バイドゥはさらに、2020年9月、中国・重慶のテストルートにて中国で最初の自動運転レベル4搭載のバスをデビューさせたことを発表した。
報道によれば、安全ドライバーを乗せずにリモート監視で運行され、実際に乗客を乗せて7つの停留所間を走行する模様。
ここまで見ていくとバイドゥの自動運転技術はかなり最先端を行っていることがわかります。
バイドゥが自動運転分野でここまで先頭を走れたのはその戦略の優位性にあります。
バイドゥは2017年4月に自動運転車向けのソフトウェアプラットフォームをオープンソース化するプロジェクト「Project Apollo=アポロ計画」を発表しました。
アポロ計画は、バイドゥが「アポロ」と名付けたAIを活用し自動運転を制御するソフトウェアの技術情報をオープン化したプラットフォームサービスで、HDマップサービスや自動運転シミュレーションエンジン、深層学習アルゴリズムなどのリソース共有を行うことができ、開発スピードを早めることを意図したものです。
これががっつりはまって今のバイドゥがあると言えますし、パートナー企業が既に130社以上いるため、かつてスマートフォンOSで同じ戦略をとってグーグルのAndroidが市場を席捲したように、バイドゥの自動運転技術がこの巨大市場をがめていく可能性も否めません。
STOP
ここまで見ていったときに果たしてバイドゥを買いたいかどうか?
・今まで見てきた通り、バイドゥの検索をコアとした広告収入というのは成長性が見込めない。

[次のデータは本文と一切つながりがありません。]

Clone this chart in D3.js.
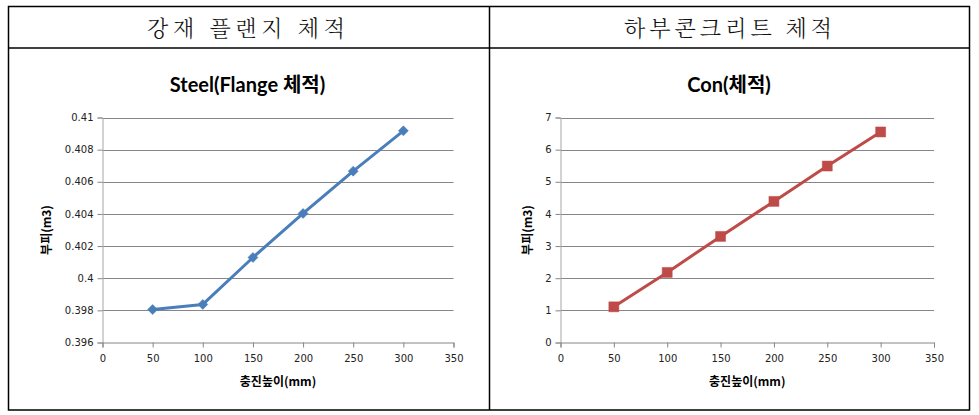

・積極投資している動画配信サービスも競争激化と市場飽和で黒字化すら危うい状況。
・つまりバイドゥの将来は、今のところかなりうまくいっている自動運転にゆだねられているといえる。
よって、自動運転にかけて将来の大きなリターンにかけてみたいという投資家は投資してみてもいいと思いました。
今の株価は自動運転の成功を全く織り込んでないと思いますので。